Hay una historia francesa que data de los tiempos de la revolución. A esta persona la sentenciaron a la guillotina. La ejecución procedió sin problemas y colocaron el cuerpo –con su cabeza cercenada– en un guayín. Rumbo al cementerio el carruaje pasó por encima de una roca y se levantó abruptamente. La cabeza fue a dar al suelo y como aquel era un camino empinado, rodó hasta perderse en el bosque. Al momento de bajar el cuerpo, los enterradores no hallaron la cabeza por ningún lado y procedieron a darle sepultura al cuerpo.
Al cabo de unos meses, la gente del pueblo cercano al cementerio comenzó a ver por las noches a un cuerpo que merodeaba por el bosque. La aparición se hacía más aterradora cuando había niebla y luna llena: la escena creaba un fulgor extraño que erizaba los cabellos. Pronto la voz se corrió por la comarca y aquel cuerpo sin cabeza fue paulatinamente visto en otras partes, hasta que salió en los periódicos. Al preguntarse por qué se aparecía un cuerpo sin cabeza, uno de los enterradores confesó que llevando el cuerpo de un ejecutado a darle sepultura habían extraviado la cabeza. Eso explicaba todo; el cuerpo de aquel desafortunado vagaba por las noches en busca de su cabeza. Un sacerdote comentó, acertadamente, que el alma del ejecutado no encontraba su paz con Dios por haber sido enterrado incompleto. Entonces se dio la orden de comenzar la búsqueda. Pequeños grupos de aldeanos fueron recorriendo lenta y aguzadamente el camino recorrido por la carroza. Luego de varios días la encontraron: al fondo de una pequeña cañada yacía roída, descarnada y envuelta en tierra y hojas. Los ojos bien abiertos, la mandíbula desencajada y el cabello largo y sucio, miraba a los aldeanos con un gesto de horror. Entonces la metieron en un pequeño saco y, con el sacerdote de la localidad, fueron al cementerio, exhumaron el cuerpo, hubo un breve ritual de bendición, lectura de un pasaje bíblico y después la sepultura del cuerpo –completo ya– y la colocación de una cruz sobre la tumba, que no tenía antes, pues era una fosa común.
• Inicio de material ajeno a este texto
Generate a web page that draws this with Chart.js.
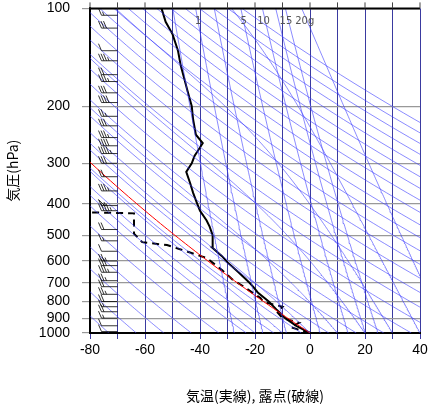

La gente del pueblo se fue a dormir tranquila, sabiendo que el cuerpo se había reunido con su cabeza.
Pero como en toda leyenda popular, aquel personaje nunca encontró paz ni con Dios ni con los hombres y hoy, después de un poco más de 200 años, tal espectro aún merodea por entre las espesas nieblas del bosque, buscando su cabeza.
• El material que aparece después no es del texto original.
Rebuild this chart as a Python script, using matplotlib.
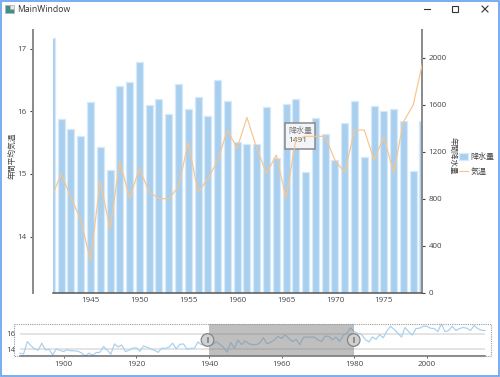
import matplotlib
matplotlib.use('Agg')
import matplotlib.pyplot as plt
from matplotlib.patches import Rectangle, Circle

plt.rcParams['font.family'] = ['Open Sans', 'Noto Sans CJK JP', 'DejaVu Sans']

# Дані
rain_years = list(range(1941, 1980))
rain = [2165, 1476, 1396, 1334, 1620, 1240, 1042, 1762, 1790, 1961,
        1595, 1646, 1523, 1776, 1561, 1663, 1506, 1810, 1631, 1285,
        1263, 1265, 1580, 1146, 1603, 1648, 1027, 1491, 1348, 1127,
        1444, 1634, 1155, 1586, 1546, 1563, 1458, 1033, 1458]

temp_years = list(range(1888, 2017))
temp = [13.48, 13.40, 15.00, 14.48, 14.05, 13.87, 14.80, 13.90, 14.00, 13.26,
        14.05, 13.87, 13.70, 13.95, 13.80, 13.80, 13.74, 13.50, 13.10, 13.50,
        13.20, 13.57, 13.60, 14.35, 13.90, 13.35, 14.70, 14.30, 14.57, 13.70,
        13.87, 14.13, 14.20, 13.74, 14.43, 14.26, 14.05, 13.87, 13.60, 14.13,
        14.13, 14.26, 14.80, 14.05, 14.65, 14.70, 14.00, 14.13, 14.13, 14.96,
        14.57, 14.90, 14.70, 14.62, 15.00, 14.63, 14.27, 13.62, 14.89, 14.12,
        15.20, 14.61, 15.09, 14.71, 14.61, 14.60, 14.80, 15.50, 14.71, 14.92,
        15.21, 15.70, 15.41, 15.90, 15.41, 15.01, 15.30, 14.61, 15.55, 15.60,
        15.60, 15.60, 15.22, 15.02, 15.70, 15.70, 15.22, 15.59, 15.02, 15.83,
        16.10, 16.80, 16.30, 16.10, 15.95, 15.30, 14.95, 15.60, 15.30, 15.90,
        15.50, 16.40, 17.00, 16.60, 16.10, 15.60, 16.85, 16.30, 15.85, 16.70,
        16.75, 17.00, 17.00, 16.75, 16.70, 16.30, 17.30, 16.30, 16.45, 17.00,
        16.45, 16.70, 16.85, 16.75, 16.45, 17.10, 16.70, 16.50, 16.45]

temp_ticks = [14, 15, 16, 17]
rain_ticks = [0, 400, 800, 1200, 1600, 2000]
main_year_ticks = [1945, 1950, 1955, 1960, 1965, 1970, 1975]
over_year_ticks = [1900, 1920, 1940, 1960, 1980, 2000]
over_temp_ticks = [14, 16]
window_years = [1940, 1980]

BAR = '#a9cfee'
BAR_EDGE = '#d6e9f8'
LINE = '#f8c58c'
TEXT = '#444444'
TICK_SIZE = 5.8
W, H = 500, 377


def box(fig, x0, y0, x1, y1):
    return fig.add_axes([x0 / W, 1 - y1 / H, (x1 - x0) / W, (y1 - y0) / H])


fig = plt.figure(figsize=(5, 3.77), dpi=100)

# Основний графік
ax_rain = box(fig, 53.3, 30, 422, 292.7)
ax_temp = ax_rain.twinx()
ax_temp.set_zorder(ax_rain.get_zorder() + 1)
ax_temp.patch.set_visible(False)

bars = ax_rain.bar(rain_years, rain, width=0.72, color=BAR, edgecolor=BAR_EDGE, linewidth=0.9, label='降水量')
ax_rain.set_xlim(1941.2, 1978.9)
ax_rain.set_ylim(0, 2236)
ax_rain.yaxis.tick_right()
ax_rain.yaxis.set_label_position('right')
ax_rain.set_yticks(rain_ticks)
ax_rain.set_xticks(main_year_ticks)
ax_rain.tick_params(axis='y', length=2.2, width=0.8, pad=2.5, labelsize=TICK_SIZE, colors=TEXT)
ax_rain.tick_params(axis='x', length=0, pad=3, labelsize=TICK_SIZE, colors=TEXT)
ax_rain.set_ylabel('年間降水量', fontsize=5.4, color=TEXT, rotation=270, va='center', ha='center')
ax_rain.yaxis.set_label_coords(1.082, 0.52)

line, = ax_temp.plot(temp_years, temp, color=LINE, linewidth=0.85, label='気温')
ax_temp.set_xlim(1941.2, 1978.9)
ax_temp.set_ylim(13.107, 17.295)
ax_temp.yaxis.tick_left()
ax_temp.yaxis.set_label_position('left')
ax_temp.set_yticks(temp_ticks)
ax_temp.tick_params(axis='y', length=2.2, width=0.8, pad=2.5, labelsize=TICK_SIZE, colors=TEXT)
ax_temp.tick_params(axis='x', length=0, labelbottom=False)
ax_temp.set_ylabel('年間平均気温', fontsize=5.6, color=TEXT, va='center', ha='center')
ax_temp.yaxis.set_label_coords(-0.11, 0.52)

for a in (ax_rain, ax_temp):
    a.spines['top'].set_visible(False)
    a.spines['left'].set_visible(False)
    a.spines['right'].set_visible(False)
    a.spines['bottom'].set_visible(False)
ax_rain.spines['right'].set_visible(True)
ax_rain.spines['right'].set_color('#8a8a8a')
ax_rain.spines['right'].set_linewidth(1.4)
ax_rain.spines['bottom'].set_visible(True)
ax_rain.spines['bottom'].set_color('#555555')
ax_rain.spines['bottom'].set_linewidth(1.1)
ax_temp.spines['left'].set_visible(True)
ax_temp.spines['left'].set_position(('outward', 14.4))
ax_temp.spines['left'].set_color('#8a8a8a')
ax_temp.spines['left'].set_linewidth(1.4)

# Легенда
fig.legend([bars, line], ['降水量', '気温'], loc='upper left', bbox_to_anchor=(459 / W, 1 - 153 / H),
           frameon=False, fontsize=5.8, labelcolor=TEXT, handlelength=1.1, handleheight=1.0,
           handletextpad=0.35, labelspacing=0.8, borderaxespad=0, borderpad=0)

# Нижня панель
ax_over = box(fig, 20, 324, 485, 355.7)
ax_over.plot(temp_years, temp, color='#a5d0f0', linewidth=0.85, clip_on=False)
ax_over.set_xlim(1888, 2016)
ax_over.set_ylim(13.16, 17.3)
ax_over.set_xticks(over_year_ticks)
ax_over.set_yticks(over_temp_ticks)
ax_over.grid(axis='y', color='#dcdcdc', linewidth=1.1)
ax_over.set_axisbelow(True)
ax_over.tick_params(axis='y', length=0, pad=3, labelsize=TICK_SIZE, colors=TEXT)
ax_over.tick_params(axis='x', length=1.5, width=0.6, pad=2.5, labelsize=TICK_SIZE, colors=TEXT)
for s in ('top', 'left', 'right'):
    ax_over.spines[s].set_visible(False)
ax_over.spines['bottom'].set_color('#666666')
ax_over.spines['bottom'].set_linewidth(1.1)
ax_over.spines['bottom'].set_linestyle((0, (1, 1)))
ax_over.axvspan(window_years[0], window_years[1], color='#808080', alpha=0.5, linewidth=0, zorder=3)

# Вікно, підказка, рамка
ui = fig.add_axes([0, 0, 1, 1])
ui.set_xlim(0, W)
ui.set_ylim(H, 0)
ui.axis('off')
ui.patch.set_visible(False)

ui.add_patch(Rectangle((0.8, 0.8), W - 1.6, H - 1.6, fill=False, edgecolor='#6ea6f2', linewidth=1.3))
ui.add_patch(Rectangle((5, 5), 9, 8, facecolor='#3f8f8a', edgecolor='#b5b5b5', linewidth=0.6))
ui.add_patch(Rectangle((10, 5), 4, 4, facecolor='#e8e8e8', edgecolor='#b5b5b5', linewidth=0.4))
ui.text(17, 10, 'MainWindow', fontsize=6.2, color='#333333', va='center', ha='left')
ui.plot([423.5, 429.5], [9, 9], color='#333333', linewidth=0.8)
ui.add_patch(Rectangle((452, 6), 6, 6, fill=False, edgecolor='#333333', linewidth=0.8))
ui.plot([482, 488], [6, 12], color='#333333', linewidth=0.8)
ui.plot([482, 488], [12, 6], color='#333333', linewidth=0.8)

ui.add_patch(Rectangle((284.5, 122.5), 30.5, 26, facecolor='#f3f4f7', edgecolor='#8a8a8a', linewidth=1.1))
ui.text(288, 130.5, '降水量', fontsize=5.8, color='#777777', va='center', ha='left')
ui.text(288, 141, '1491', fontsize=6, color='#555555', va='center', ha='left')

ui.add_patch(Rectangle((13.5, 324), 477.5, 31.7, fill=False, edgecolor='#999999', linewidth=0.8, linestyle=(0, (1, 1))))
for hx in (207.5, 353.7):
    ui.add_patch(Circle((hx, 340), 6.3, facecolor='#d0d0d0', edgecolor='#858585', linewidth=0.9))
    ui.add_patch(Rectangle((hx - 1, 337), 2, 6, facecolor='#8f8f8f', edgecolor='none'))

plt.savefig('out.png', dpi=100)
plt.close()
La historia llegó a México no se sabe sin con la intervención francesa, pero se adaptó a nuestro folclor. Mi tío Felipe nos la contaba de niños en el rancho y nos íbamos a dormir aterrados, y cuando salíamos al monte estábamos pendientes, escudriñando entre la floresta, a ver si veíamos al cuerpo sin cabeza.
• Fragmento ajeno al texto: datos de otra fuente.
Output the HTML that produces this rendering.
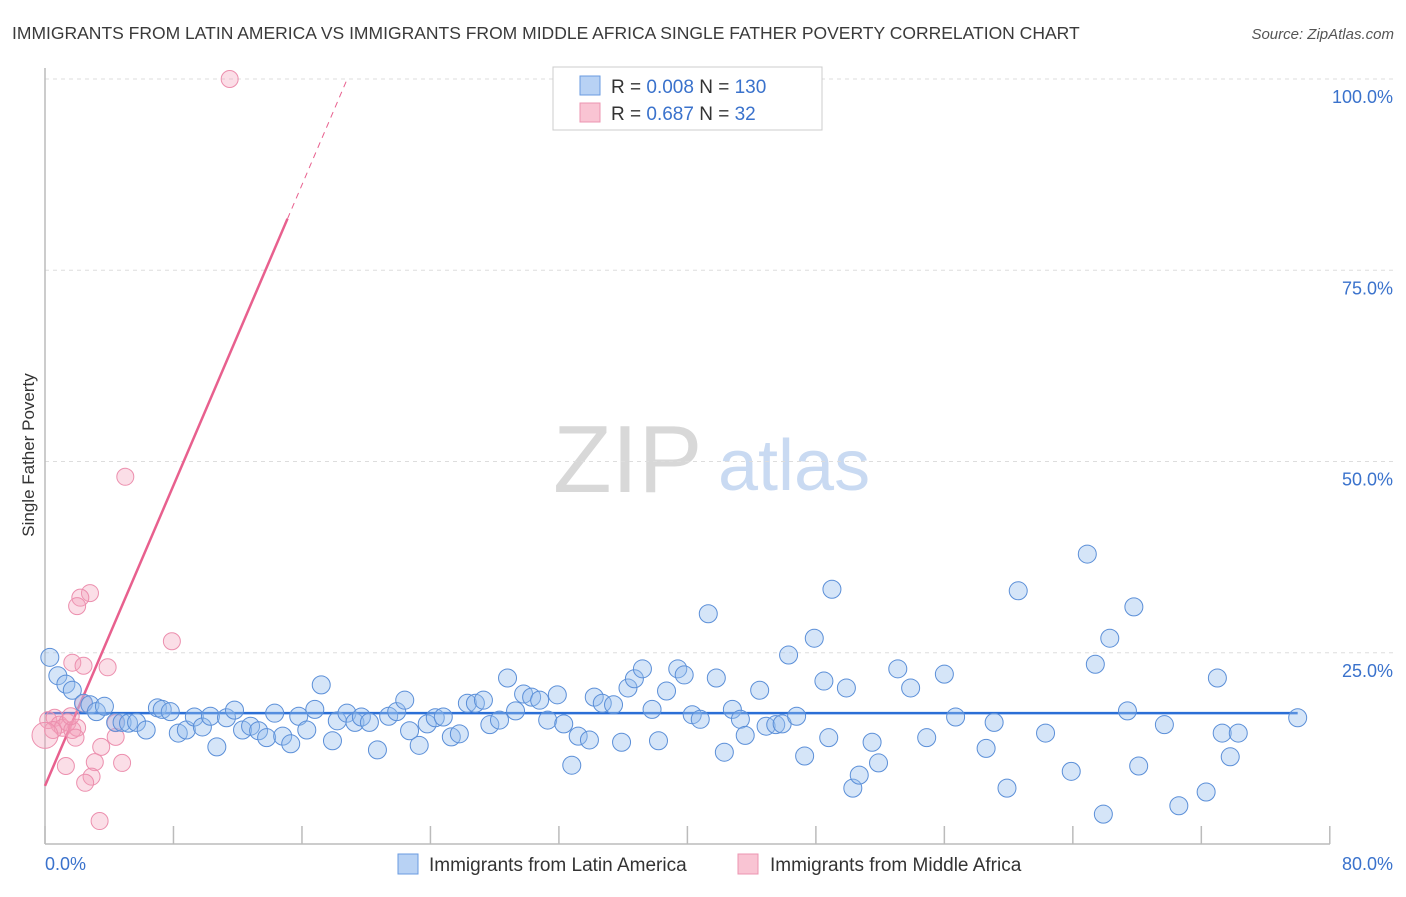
<!DOCTYPE html>
<html><head><meta charset="utf-8"><style>
body{margin:0;background:#fff;font-family:"Liberation Sans",sans-serif}
svg text{font-family:"Liberation Sans",sans-serif}
</style></head><body>
<svg id="chart" width="1406" height="892" viewBox="0 0 1406 892" xmlns="http://www.w3.org/2000/svg">
<text x="12" y="39" font-size="17.5" fill="#3a3a3a">IMMIGRANTS FROM LATIN AMERICA VS IMMIGRANTS FROM MIDDLE AFRICA SINGLE FATHER POVERTY CORRELATION CHART</text>
<text x="1394" y="39" font-size="15" fill="#555" text-anchor="end" font-style="italic">Source: ZipAtlas.com</text>
<g>
<text x="553" y="492" font-size="96" font-family="Liberation Serif" fill="#d8d8d8">ZIP</text>
<text x="718" y="490" font-size="72" fill="#c9daf2">atlas</text>
</g>
<g id="grid"></g>
<g id="axes"></g>
<g id="lines"></g>
<g id="pts"></g>
<text transform="translate(34,455) rotate(-90)" font-size="17" fill="#333" text-anchor="middle">Single Father Poverty</text>
<g>
<rect x="553" y="67" width="269" height="63" fill="#fff" stroke="#ccc"/>
<rect x="580" y="76" width="20" height="19" fill="#b8d2f4" stroke="#6a9be0"/>
<rect x="580" y="103" width="20" height="19" fill="#f9c4d3" stroke="#ec95b0"/>
<text x="611" y="93" font-size="19" fill="#333">R = <tspan fill="#3a72cc">0.008</tspan>   N = <tspan fill="#3a72cc">130</tspan></text>
<text x="611" y="120" font-size="19" fill="#333">R =  <tspan fill="#3a72cc">0.687</tspan>   N =   <tspan fill="#3a72cc">32</tspan></text>
</g>
<g>
<rect x="398" y="854" width="20" height="20" fill="#b8d2f4" stroke="#6a9be0"/>
<text x="429" y="871" font-size="19" fill="#333">Immigrants from Latin America</text>
<rect x="738" y="854" width="20" height="20" fill="#f9c4d3" stroke="#ec95b0"/>
<text x="770" y="871" font-size="19" fill="#333">Immigrants from Middle Africa</text>
</g>
</svg>
<script>
const yTicks=[25,50,75,100];
const yTickLabels=["25.0%","50.0%","75.0%","100.0%"];
const xTicks=[0,8,16,24,32,40,48,56,64,72,80];
const blueX=[0.3,0.8,1.3,1.7,2.4,2.8,3.2,3.7,4.4,4.8,5.2,5.7,6.3,7.0,7.3,7.8,8.3,8.8,9.3,9.8,10.3,10.7,11.3,11.8,12.3,12.8,13.3,13.8,14.3,14.8,15.3,15.8,16.3,16.8,17.2,17.9,18.2,18.8,19.3,19.7,20.2,20.7,21.4,21.9,22.4,22.7,23.3,23.8,24.3,24.8,25.3,25.8,26.3,26.8,27.3,27.7,28.3,28.8,29.3,29.8,30.3,30.8,31.3,31.9,32.3,32.8,33.2,33.9,34.2,34.7,35.4,35.9,36.3,36.7,37.2,37.8,38.2,38.7,39.4,39.8,40.3,40.8,41.3,41.8,42.3,42.8,43.3,43.6,44.5,44.9,45.5,45.9,46.3,46.8,47.3,47.9,48.5,48.8,49.0,49.9,50.3,50.7,51.5,51.9,53.1,53.9,54.9,56.0,56.7,58.6,59.1,59.9,60.6,62.3,63.9,64.9,65.4,65.9,66.3,67.4,67.8,68.1,69.7,70.6,72.3,73.0,73.3,73.8,74.3,78.0];
const blueY=[24.4,22.0,20.9,20.1,18.4,18.2,17.3,18.0,15.9,15.9,15.8,15.9,14.9,17.8,17.6,17.3,14.5,14.9,16.6,15.3,16.7,12.7,16.5,17.5,14.9,15.4,14.8,13.9,17.1,14.1,13.1,16.7,14.9,17.6,20.8,13.5,16.1,17.1,15.9,16.6,15.9,12.3,16.7,17.3,18.8,14.8,12.9,15.7,16.5,16.6,14.0,14.4,18.4,18.4,18.8,15.6,16.2,21.7,17.4,19.6,19.2,18.8,16.2,19.5,15.7,10.3,14.1,13.6,19.2,18.4,18.2,13.3,20.4,21.6,22.9,17.6,13.5,20.0,22.9,22.1,16.9,16.3,30.1,21.7,12.0,17.6,16.3,14.2,20.1,15.4,15.6,15.7,24.7,16.7,11.5,26.9,21.3,13.9,33.3,20.4,7.3,9.0,13.3,10.6,22.9,20.4,13.9,22.2,16.6,12.5,15.9,7.3,33.1,14.5,9.5,37.9,23.5,3.9,26.9,17.4,31.0,10.2,15.6,5.0,6.8,21.7,14.5,11.4,14.5,16.5];
const pinkX=[11.5,5.0,2.8,2.2,2.0,7.9,1.7,2.4,3.9,2.4,0.2,0.6,0.9,1.1,1.4,1.7,2.0,0.5,0.0,4.4,4.4,3.5,1.3,3.1,4.8,2.9,2.5,3.4,1.9,1.6];
const pinkY=[100,48.0,32.8,32.2,31.1,26.5,23.7,23.3,23.1,18.4,16.2,16.5,15.6,15.2,15.9,14.9,15.2,14.9,14.2,15.8,14.0,12.7,10.2,10.7,10.6,8.8,8.0,3.0,13.9,16.7];
const blueTrend=[0,78,17.1];
const pinkTrend=[7.6,4.91];
const ns="http://www.w3.org/2000/svg";
const X=v=>45+v*16.06, Y=v=>844-v*7.65;
function mk(t,a,p){const e=document.createElementNS(ns,t);for(const k in a)e.setAttribute(k,a[k]);document.getElementById(p).appendChild(e);return e;}
yTicks.forEach((t,i)=>{
 const g=mk('line',{x1:45,x2:1394,y1:Y(t),y2:Y(t),stroke:'#ddd','stroke-dasharray':'4,4'},'grid');
 
 
 const l=mk('text',{x:1393,y:Y(t)+24,'font-size':18,fill:'#3a72cc','text-anchor':'end'},'axes');
 
 
 l.textContent=yTickLabels[i];
});
const ax=mk('line',{x1:45,x2:1330,y1:844,y2:844,stroke:'#bbb','stroke-width':1.5},'axes');


const ay=mk('line',{x1:45,x2:45,y1:68,y2:844,stroke:'#bbb','stroke-width':1.5},'axes');


xTicks.forEach(t=>{const k=mk('line',{x1:X(t),x2:X(t),y1:826,y2:844,stroke:'#bbb','stroke-width':1.5},'axes');
 
 });
const x0=mk('text',{x:45,y:870,'font-size':18,fill:'#3a72cc'},'axes');x0.textContent='0.0%';


const x1=mk('text',{x:1393,y:870,'font-size':18,fill:'#3a72cc','text-anchor':'end'},'axes');x1.textContent='80.0%';


pinkX.forEach((v,i)=>{const c=mk('circle',{cx:X(v),cy:Y(pinkY[i]),r:i==18?13:8.5,fill:'rgba(244,160,186,0.35)',stroke:'#ec8fae','stroke-width':1},'pts');
 
 });
blueX.forEach((v,i)=>{const c=mk('circle',{cx:X(v),cy:Y(blueY[i]),r:9,fill:'rgba(150,190,238,0.4)',stroke:'#5b8fd8','stroke-width':1},'pts');
 
 });
const bl=mk('line',{x1:X(blueTrend[0]),x2:X(blueTrend[1]),y1:Y(blueTrend[2]),y2:Y(blueTrend[2]),stroke:'#2b6fd6','stroke-width':2.5},'lines');


const xs=15.1, xe=(100-pinkTrend[0])/pinkTrend[1];
const pl=mk('line',{x1:X(0),y1:Y(pinkTrend[0]),x2:X(xs),y2:Y(pinkTrend[0]+pinkTrend[1]*xs),stroke:'#e8608e','stroke-width':2.5},'lines');


const pd=mk('line',{x1:X(xs),y1:Y(pinkTrend[0]+pinkTrend[1]*xs),x2:X(xe),y2:Y(100),stroke:'#e8608e','stroke-width':1,'stroke-dasharray':'6,5'},'lines');


</script>
</body></html>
En la prepa, nuestro profesor de filosofía contaba, a manera de chiste, la historia de un tipo que era tan tonto que había perdido la cabeza. Y así andaba todos los días, buscando desesperadamente su cabeza, la cual no hallaba por ninguna parte.
La cabeza, por su parte, angustiada por estar separada de su cuerpo, se la pasaba pegando de gritos, en espera de que el cuerpo escuchara el reclamo y acudiera a reunirse con ella.
El problema, como ya se podrán imaginar, era que el cuerpo no podía escuchar los alaridos de la cabeza, pues el cuerpo no tiene orejas, y la cabeza, tonta como era, no advertía ese pequeño detalle. Pero quiso el destino que un buen día, andando el cuerpo todo atarantado y sin sentido diera con su cabeza. Y ésta, que se hallaba disfrutando de una bien merecida siesta –exhausta por pegar de alaridos todo el santo día–, despertó de manera súbita al sentir la cálida mano de su cuerpo, que la acariciaba cariñosamente. Entonces el cuerpo se colocó la cabeza en su lugar y hubo llanto y festejo. Empero, como tal sujeto era tonto –muy tonto– no pasaron tres días y volvió a perder la cabeza.
La moraleja de estos cuentos es que en estos días emproblemados no perdamos la cabeza. Quién sabe si la recuperemos.